Lecco. Acsm-Agam:
«Il futuro dei servizi»
La Regione ha dato il suo assenso all’operazione: «Fondamentale per il prossimo decennio in Lombardia», Brivio, sindaco di Lecco,è tra i registi dell’operazione: «Era giunto il momento di pensare a un nuovo modello»
Cinque province lombarde, quasi un milione di abitanti, oltre 800 dipendenti e una base clienti che conta già oltre 300mila utenze sul gas, 240mila sull’idrico e 25mila sull’elettrico. In più, impianti di teleriscaldamento e generazione di elettricità già collaudati e produttivi e, ovviamente, ricavi stimati per 400 milioni, indebitamento sceso a 80, con un fatturato e una capacità di produrre dividendi in netta crescita rispetto al passato.
Il risultato della maxi operazione durata di fatto un anno e mezzo si scrive Acsm-Agam, è piuttosto cacofonico e mantiene la carta d’identità di uno solo degli attori dell’operazione; ma, di fatto, si legge multilutility della Lombardia e attende solo il varo ufficiale del piano industriale per spiccare il volo verso il mercato nazionale. Ecco perché il nuovo soggetto, recentemente protagonista di profondi dibattiti nelle tre province di Lecco, Como e Sondrio, ha ricevuto ieri mattina anche la benedizione della Regione.
«Un’operazione lungimirante, dalla riuscita della quale passa il futuro dei servizi lombardi», l’ha definita Attilio Fontana, direttamente dal trentunesimo piano del Pirellone. Una cosa è certa: nel bene o nel male l’operazione di Acsm-Agam segnerà il futuro delle politiche e dei servizi energetici lombardi del prossimo decennio. Dentro il contenitore, per come si configura all’indomani dello scorso primo luglio, fa bella mostra di sé il privato A2A (a quota 38% in quanto già detentore dell’offerta milanese e bergamasca e del 90% della municipalizzata di Varese), ma anche Lario Reti (al 23%, avendo messo sul piatto il gioiello di famiglia Acel Service, con tanto di LR gas). Chiudono il cerchio le partecipazioni originarie di Como e Monza (entrambe circa al 10%), e la presenza minore di Sondrio e Varese. Il tutto per affermare un modello del tutto diverso sia dalla semplice municipalizzata, sia dalla delega in bianco al privato di una vendita tout court.
«Il merito dell’operazione – chiarisce infatti il numero uno di A2A Giovanni Valotti - è di aver ragionato prima sul modello, e solo dopo sugli attori. Ci siamo chiesti quale fosse l’assetto che potesse portare innovazione, investimenti, efficiente utilizzo delle risorse, oltre a occupazione, indotto a livello locale e valorizzazione del ruolo degli enti locali (e qualche dividendo in più alle amministrazioni, che non guasta).
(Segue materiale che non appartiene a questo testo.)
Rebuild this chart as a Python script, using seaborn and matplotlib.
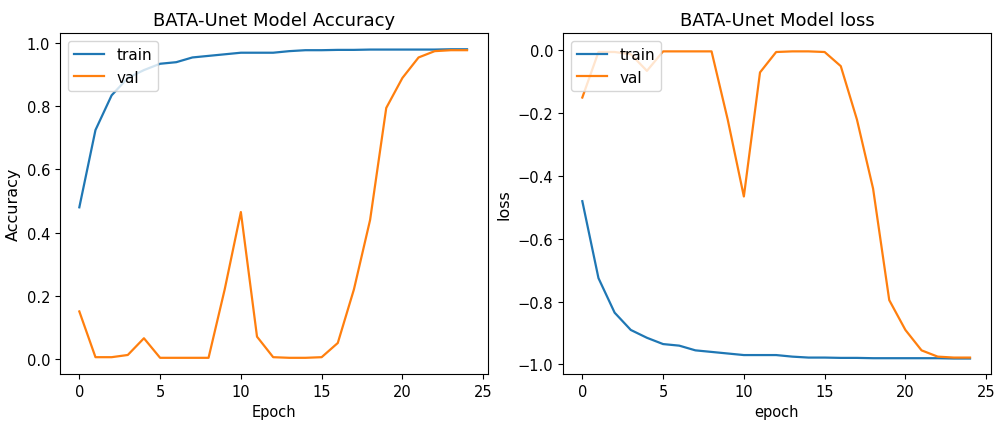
import numpy as np
import pandas as pd
import matplotlib
matplotlib.use('Agg')
import matplotlib.pyplot as plt
import seaborn as sns

epochs = list(range(25))

train_acc = [0.48, 0.725, 0.835, 0.89, 0.915, 0.935, 0.94, 0.955, 0.96, 0.965,
             0.97, 0.97, 0.97, 0.975, 0.978, 0.978, 0.979, 0.979, 0.98, 0.98,
             0.98, 0.98, 0.98, 0.981, 0.981]
val_acc = [0.15, 0.005, 0.005, 0.012, 0.065, 0.003, 0.003, 0.003, 0.003, 0.22,
           0.465, 0.07, 0.005, 0.003, 0.003, 0.005, 0.05, 0.22, 0.44, 0.795,
           0.89, 0.955, 0.975, 0.978, 0.978]

train_loss = [-0.48, -0.725, -0.835, -0.89, -0.915, -0.935, -0.94, -0.955, -0.96, -0.965,
              -0.97, -0.97, -0.97, -0.975, -0.978, -0.978, -0.979, -0.979, -0.98, -0.98,
              -0.98, -0.98, -0.98, -0.981, -0.981]
val_loss = [-0.15, -0.005, -0.005, -0.012, -0.065, -0.003, -0.003, -0.003, -0.003, -0.22,
            -0.465, -0.07, -0.005, -0.003, -0.003, -0.005, -0.05, -0.22, -0.44, -0.795,
            -0.89, -0.955, -0.975, -0.978, -0.978]

plt.rcParams['font.family'] = ['DejaVu Sans']
plt.rcParams['font.size'] = 11

fig, axes = plt.subplots(1, 2, figsize=(9.99, 4.27), dpi=100)
fig.subplots_adjust(left=0.06, right=0.992, top=0.92, bottom=0.122, wspace=0.175)

blue = '#1f77b4'
orange = '#ff7f0e'

ax = axes[0]
sns.lineplot(x=epochs, y=train_acc, ax=ax, color=blue, label='train', linewidth=1.6)
sns.lineplot(x=epochs, y=val_acc, ax=ax, color=orange, label='val', linewidth=1.6)
ax.set_title('BATA-Unet Model Accuracy', fontsize=13)
ax.set_xlabel('Epoch', fontsize=10.5)
ax.set_ylabel('Accuracy', fontsize=11.5)
ax.set_xticks([0, 5, 10, 15, 20, 25])
ax.set_xlim(-1.2, 25.3)
ax.set_ylim(-0.048, 1.032)
ax.legend(loc='upper left', fontsize=11)

ax = axes[1]
sns.lineplot(x=epochs, y=train_loss, ax=ax, color=blue, label='train', linewidth=1.6)
sns.lineplot(x=epochs, y=val_loss, ax=ax, color=orange, label='val', linewidth=1.6)
ax.set_title('BATA-Unet Model loss', fontsize=13)
ax.set_xlabel('epoch', fontsize=10.5)
ax.set_ylabel('loss', fontsize=11.5)
ax.set_xticks([0, 5, 10, 15, 20, 25])
ax.set_xlim(-1.2, 25.3)
ax.set_ylim(-1.03, 0.055)
ax.legend(loc='upper left', fontsize=11)

for a in axes:
    a.tick_params(labelsize=10.5)

fig.savefig('out.png', dpi=100)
Combiniamo, insomma, la managerialità e la capacità di accesso al credito dell’operatore industriale con il radicamento territoriale di società pubbliche già esistenti».
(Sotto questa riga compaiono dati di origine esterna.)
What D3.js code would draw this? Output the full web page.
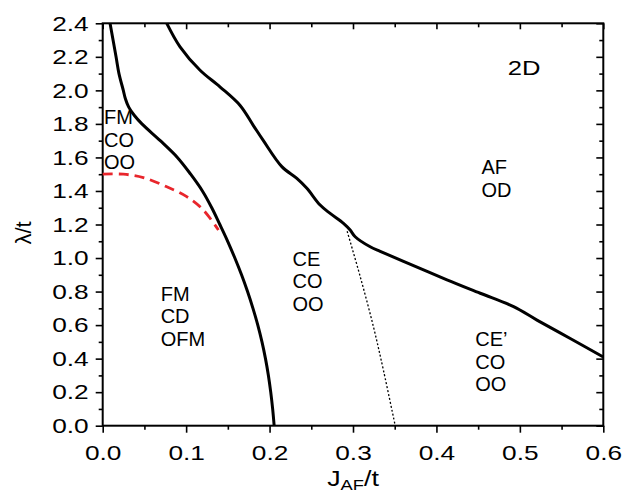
<!DOCTYPE html>
<html>
<head>
<meta charset="utf-8">
<script src="https://cdnjs.cloudflare.com/ajax/libs/d3/7.8.5/d3.min.js"></script>
<style>
  body { margin: 0; background: #fff; }
  svg { display: block; }
  text { font-family: "Liberation Sans", Arial, Helvetica, sans-serif; fill: #000; }
</style>
</head>
<body>
<svg id="chart" width="623" height="493"></svg>
<script>
// ---- data ----
const xMajorTicks = [0.0, 0.1, 0.2, 0.3, 0.4, 0.5, 0.6];
const xMinorTicks = [0.05, 0.15, 0.25, 0.35, 0.45, 0.55];
const yMajorTicks = [0.0, 0.2, 0.4, 0.6, 0.8, 1.0, 1.2, 1.4, 1.6, 1.8, 2.0, 2.2, 2.4];
const yMinorTicks = [0.1, 0.3, 0.5, 0.7, 0.9, 1.1, 1.3, 1.5, 1.7, 1.9, 2.1, 2.3];

// left solid boundary (FM/CO/OO | FM/CD/OFM)
const b1X = [0.0088, 0.0160, 0.0195, 0.0247, 0.0272, 0.0312, 0.0380, 0.0470, 0.0690, 0.0895, 0.1054, 0.1195, 0.1307, 0.1404, 0.1498, 0.1584, 0.1664, 0.1736, 0.1801, 0.1859, 0.1909, 0.1951, 0.1986, 0.2014, 0.2037, 0.2055];
const b1Y = [2.40, 2.20, 2.10, 2.00, 1.95, 1.90, 1.85, 1.80, 1.70, 1.60, 1.50, 1.40, 1.30, 1.20, 1.10, 1.00, 0.90, 0.80, 0.70, 0.60, 0.50, 0.40, 0.30, 0.20, 0.10, 0.00];

// upper solid boundary (.. | AF/OD)
const b2X = [0.0768, 0.0927, 0.1167, 0.1408, 0.1647, 0.1806, 0.1926, 0.2147, 0.2327, 0.2447, 0.2606, 0.2726, 0.2886, 0.2966, 0.3026, 0.3206, 0.3326, 0.3605, 0.4126, 0.4525, 0.4925, 0.5205, 0.5604, 0.6000];
const b2Y = [2.40, 2.26, 2.12, 2.02, 1.91, 1.79, 1.70, 1.545, 1.475, 1.416, 1.316, 1.266, 1.207, 1.167, 1.127, 1.067, 1.04, 0.98, 0.87, 0.79, 0.71, 0.63, 0.52, 0.41];

// dotted boundary (CE | CE')
const b3X = [0.2930, 0.3086, 0.3245, 0.3365, 0.3506];
const b3Y = [1.16, 0.89, 0.59, 0.33, 0.00];

// red dashed line
const rX = [0.0000, 0.0247, 0.0487, 0.0768, 0.1007, 0.1207, 0.1387];
const rY = [1.50, 1.50, 1.48, 1.425, 1.366, 1.286, 1.167];

// region labels
const labelLines = [["FM", "CO", "OO"], ["FM", "CD", "OFM"], ["CE", "CO", "OO"], ["CE\u2019", "CO", "OO"], ["AF", "OD"]];
const labelX = [0.0015, 0.0695, 0.2275, 0.4465, 0.4540];
const labelY = [1.80, 0.745, 0.955, 0.475, 1.50];

// ---- layout ----
const svg = d3.select("#chart");
const L = 102.7, R = 603.3, T = 23.3, B = 425.7;
const x = d3.scaleLinear().domain([0, 0.6]).range([L, R]);
const y = d3.scaleLinear().domain([0, 2.4]).range([B, T]);

function stretch(sel, k) {
  sel.each(function () {
    const w = this.getComputedTextLength();
    d3.select(this).attr("textLength", w * k).attr("lengthAdjust", "spacingAndGlyphs");
  });
}

// axes
const gBM = svg.append("g").attr("transform", `translate(0,${B})`)
  .call(d3.axisBottom(x).tickValues(xMajorTicks).tickFormat(d3.format(".1f")).tickSize(7).tickPadding(12));
const gBm = svg.append("g").attr("transform", `translate(0,${B})`)
  .call(d3.axisBottom(x).tickValues(xMinorTicks).tickFormat("").tickSize(4));
const gLM = svg.append("g").attr("transform", `translate(${L},0)`)
  .call(d3.axisLeft(y).tickValues(yMajorTicks).tickFormat(d3.format(".1f")).tickSize(7).tickPadding(7));
const gLm = svg.append("g").attr("transform", `translate(${L},0)`)
  .call(d3.axisLeft(y).tickValues(yMinorTicks).tickFormat("").tickSize(4));
const gTM = svg.append("g").attr("transform", `translate(0,${T})`)
  .call(d3.axisTop(x).tickValues(xMajorTicks).tickFormat("").tickSize(-6));
const gTm = svg.append("g").attr("transform", `translate(0,${T})`)
  .call(d3.axisTop(x).tickValues(xMinorTicks).tickFormat("").tickSize(-4));
const gRM = svg.append("g").attr("transform", `translate(${R},0)`)
  .call(d3.axisRight(y).tickValues(yMajorTicks).tickFormat("").tickSize(-7));
const gRm = svg.append("g").attr("transform", `translate(${R},0)`)
  .call(d3.axisRight(y).tickValues(yMinorTicks).tickFormat("").tickSize(-4));

svg.selectAll(".domain").remove();
svg.selectAll(".tick line").attr("stroke", "#000").attr("stroke-width", 1.6);
svg.selectAll(".tick text").attr("font-size", 21).attr("font-family", "Liberation Sans, Arial, sans-serif");
stretch(gBM.selectAll(".tick text"), 1.25);
stretch(gLM.selectAll(".tick text"), 1.25);

// frame
svg.append("rect").attr("x", L).attr("y", T).attr("width", R - L).attr("height", B - T)
  .attr("fill", "none").attr("stroke", "#000").attr("stroke-width", 2);

// curves
const line = d3.line().x(d => x(d[0])).y(d => y(d[1])).curve(d3.curveCatmullRom.alpha(0.5));
const zip = (a, b) => a.map((v, i) => [v, b[i]]);

svg.append("path").attr("d", line(zip(rX, rY))).attr("fill", "none")
  .attr("stroke", "#e8262c").attr("stroke-width", 2.8).attr("stroke-dasharray", "10,6");
svg.append("path").attr("d", line(zip(b1X, b1Y))).attr("fill", "none")
  .attr("stroke", "#000").attr("stroke-width", 3);
svg.append("path").attr("d", line(zip(b2X, b2Y))).attr("fill", "none")
  .attr("stroke", "#000").attr("stroke-width", 3);
svg.append("path").attr("d", line(zip(b3X, b3Y))).attr("fill", "none")
  .attr("stroke", "#000").attr("stroke-width", 1.3).attr("stroke-dasharray", "2,2");

// region labels
labelLines.forEach((lines, i) => {
  const t = svg.append("text").attr("x", x(labelX[i])).attr("y", y(labelY[i])).attr("font-size", 20);
  lines.forEach((s, j) => {
    t.append("tspan").attr("x", x(labelX[i])).attr("dy", j === 0 ? 0 : 22.7).text(s);
  });
});

// 2D
const t2d = svg.append("text").attr("x", x(0.4855)).attr("y", y(2.09)).attr("font-size", 21).text("2D");
stretch(t2d, 1.22);

// axis titles
const xt = svg.append("text").attr("text-anchor", "middle").attr("font-size", 22)
  .attr("transform", `translate(${(L + R) / 2},486) scale(1.22,1)`);
xt.append("tspan").text("J");
xt.append("tspan").attr("font-size", 15).attr("dy", 4).text("AF");
xt.append("tspan").attr("dy", -4).text("/t");

svg.append("text").attr("text-anchor", "middle").attr("font-size", 22)
  .attr("transform", `translate(31,233) rotate(-90)`).text("\u03bb/t");
</script>
</body>
</html>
Un affresco che nasce da un quadro normativo ed economico stravolto negli ultimi anni. Le tanto attese gare d’ambito (e non più comunali) per il gas, l’idrico che viaggia sempre più sui binari dell’in house, oltre ai temi di raccolta e smaltimento che sempre più allargano il campo della sola distribuzione. Insomma, resistere nel proprio orto era ormai quasi impossibile, sia che si parli di geografia che di asset industriali. «Era il momento di pensare a un nuovo modello legato al tema energetico – sono le parole di Virginio Brivio, sindaco di Lecco e tra i registi dell’operazione dal fronte di Lario Reti e dell’Ato lecchese – un impianto non legato all’ormai finita dicotomia tra distribuzione e commercializzione, ma soprattutto rivolto all’efficientamento ambientale, a quei servizi integrati che passano sotto il concetto di smart city». Detto fatto (si fa per dire). Nel giro di un anno e mezzo, a partire da fine 2016 e, ufficialmente, da aprile 2017, la nuova multiutility ha preso forma e struttura societaria. E, a breve, anche un piano industriale quinquennale.